Iran's young girls, the face of freedom, being poisoned by regime


Iran's young girls, the face of freedom, being poisoned by regime

An Iranian-American is praising the bravery of Iran’s women and girls, who are paying with their lives for standing up to a tyrannical government, but the question is being asked: Who is standing with them?

Mohamad Faridi, who leads Iranian Christians International, is pleading with the West to publicly defend Iranians who have marched and rallied for half a year and have paid a heavy price for demanding freedom. Protesters poured into the streets after Maysa Amini, 22, died from her injuries after thuggish police officers beat her and put her in a coma.

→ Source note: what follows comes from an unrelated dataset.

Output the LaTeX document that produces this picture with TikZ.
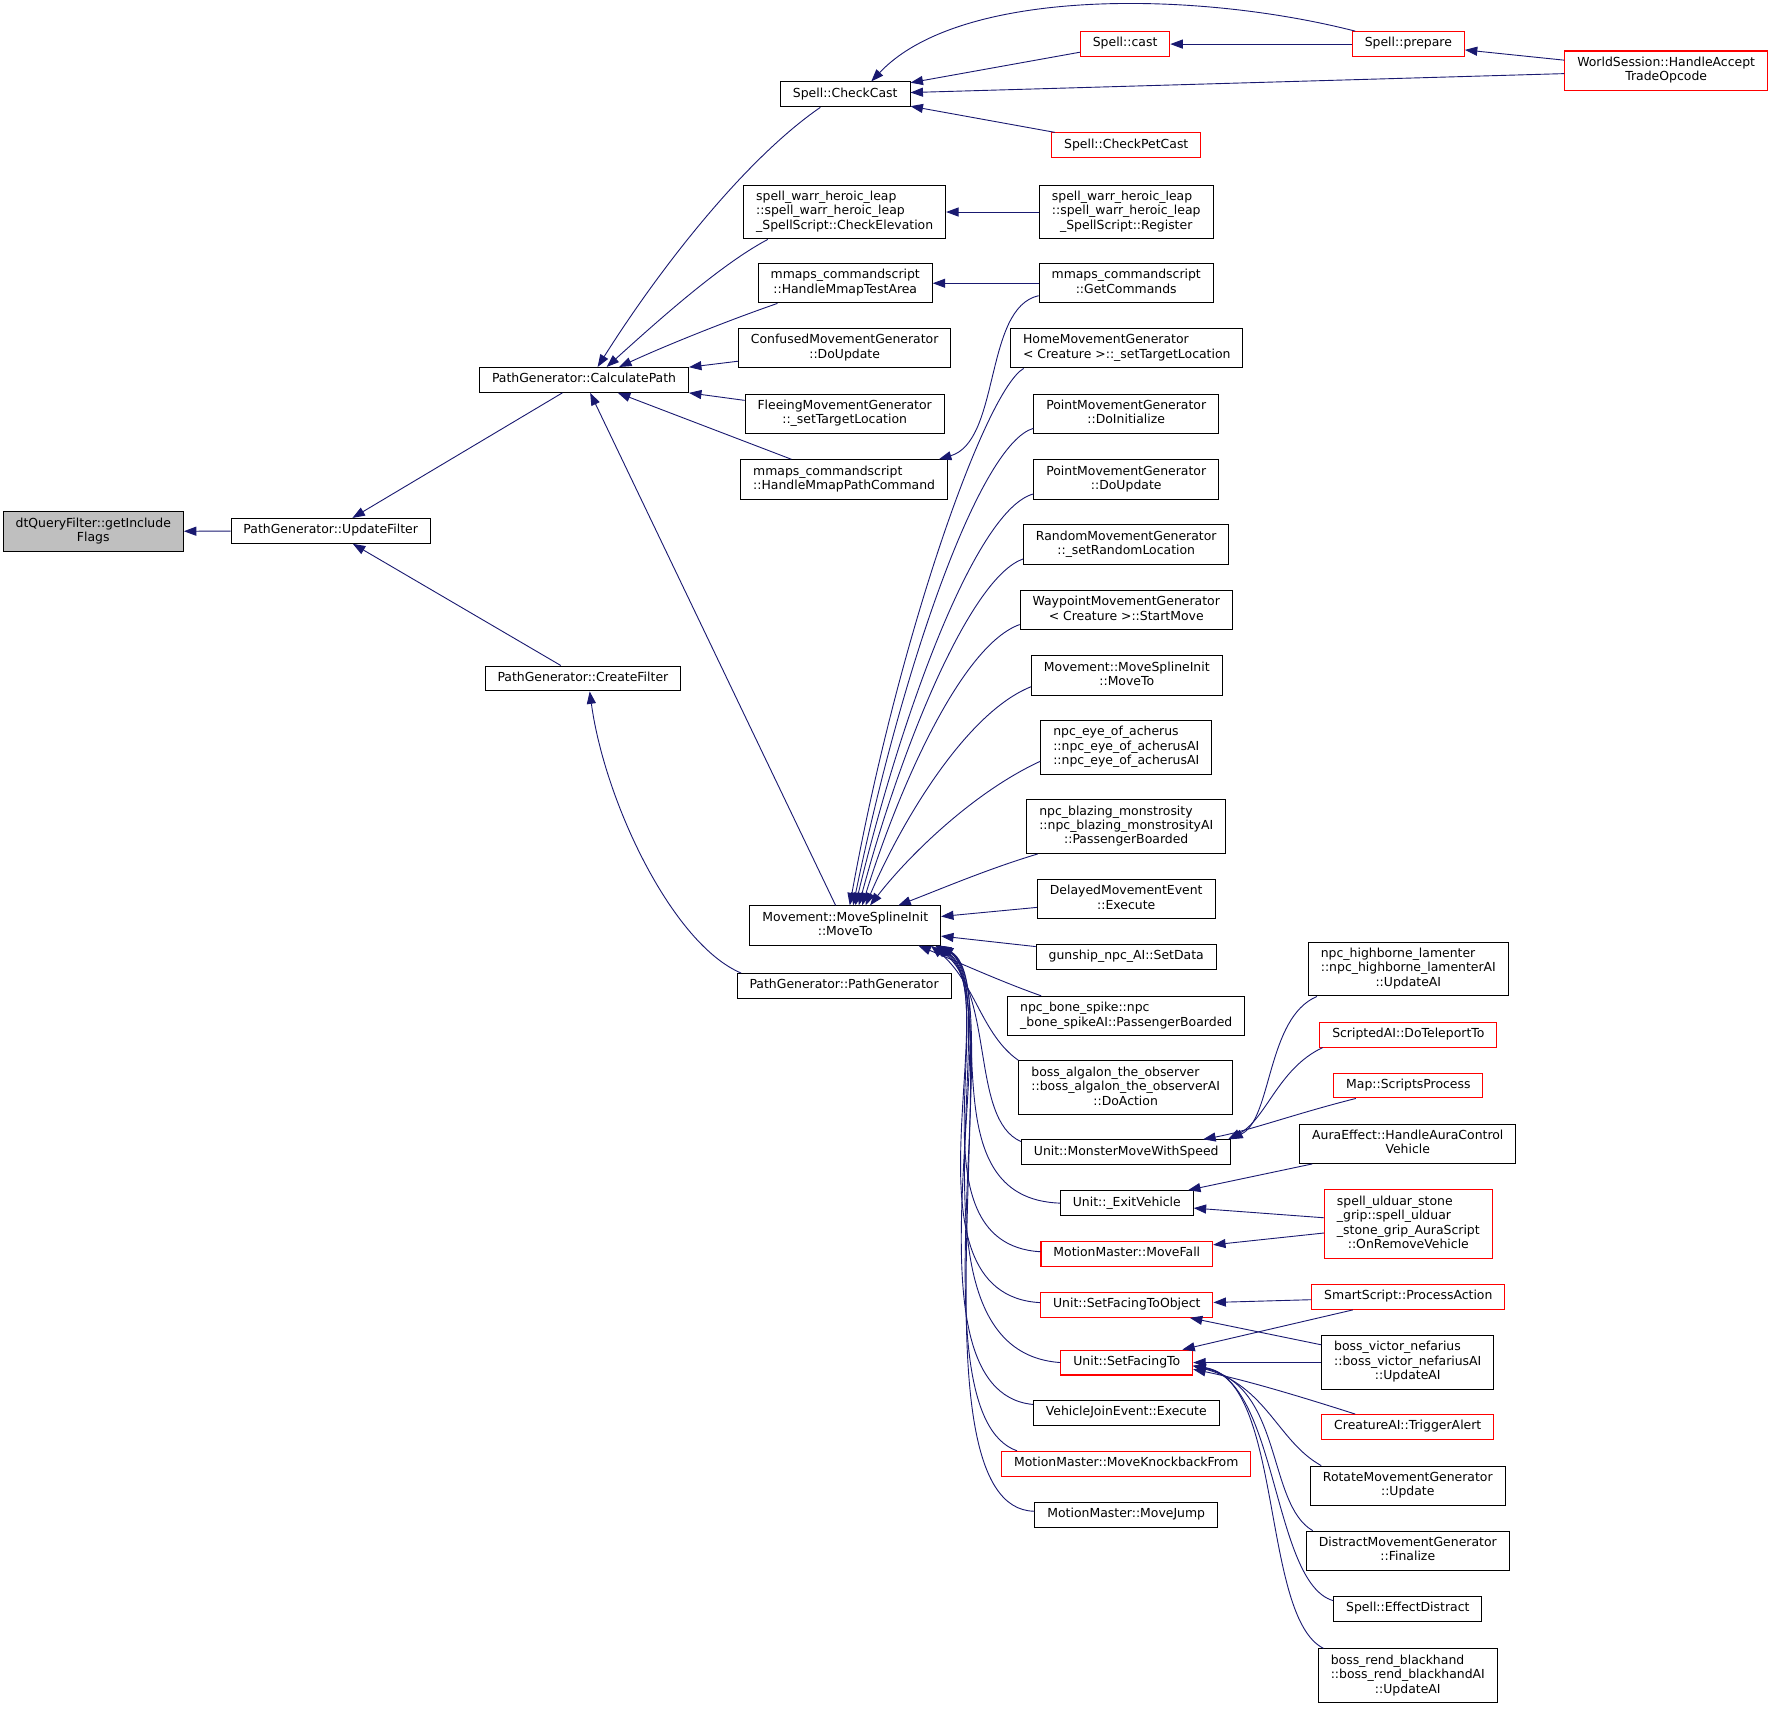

Amini was visiting family in Tehran in mid-September when morality police grabbed her as soon as she stepped off a train for her clothing. She was beaten as soon as she was thrown in a police van.

“Where are the feminists of the West. Where is the outcry? Faridi asks AFN. “Where is their support of the Iranian women.”

Against all odds, protesters are demanding freedom from their country’s strict Islamic rules. Hundreds have been killed, and thousands more arrested and tortured, but most incredibly Iran’s most courageous protesters are young school girls defiantly tossing their hijabs.

Faridi and ICI are now disturbed after reports from Iran confirm the regime is allowing radical Islamists to toss poisonous gas in all-girl classrooms. Those attacks date back to a school attack on November 30, according to a Time article, but it appears the West is just now learning more than 400 girls have been hospitalized, and one killed, since that first attack.

Faridi tells AFN the revolution taking place in Iran is being led by women against “Islamic theocracy,” which frightens the regime in power.

Faridi, Mohamad (Iranian Christians International) Faridi

“So now, after this has happened,” he says, “ the Islamic regime is taking revenge on the girls by poisoning them by using gas in their schools.”

After the death of Fetemeh Rezaei, 11, from a gas attack, Iran’s thuggish authorities are pretending to be surprised and alarmed by the incidents, and are promising to investigate.

The death of Rezaei is being blamed on a long-term illness, the Time story said, which is similar to the lies the regime said about Amini’s crushed skull.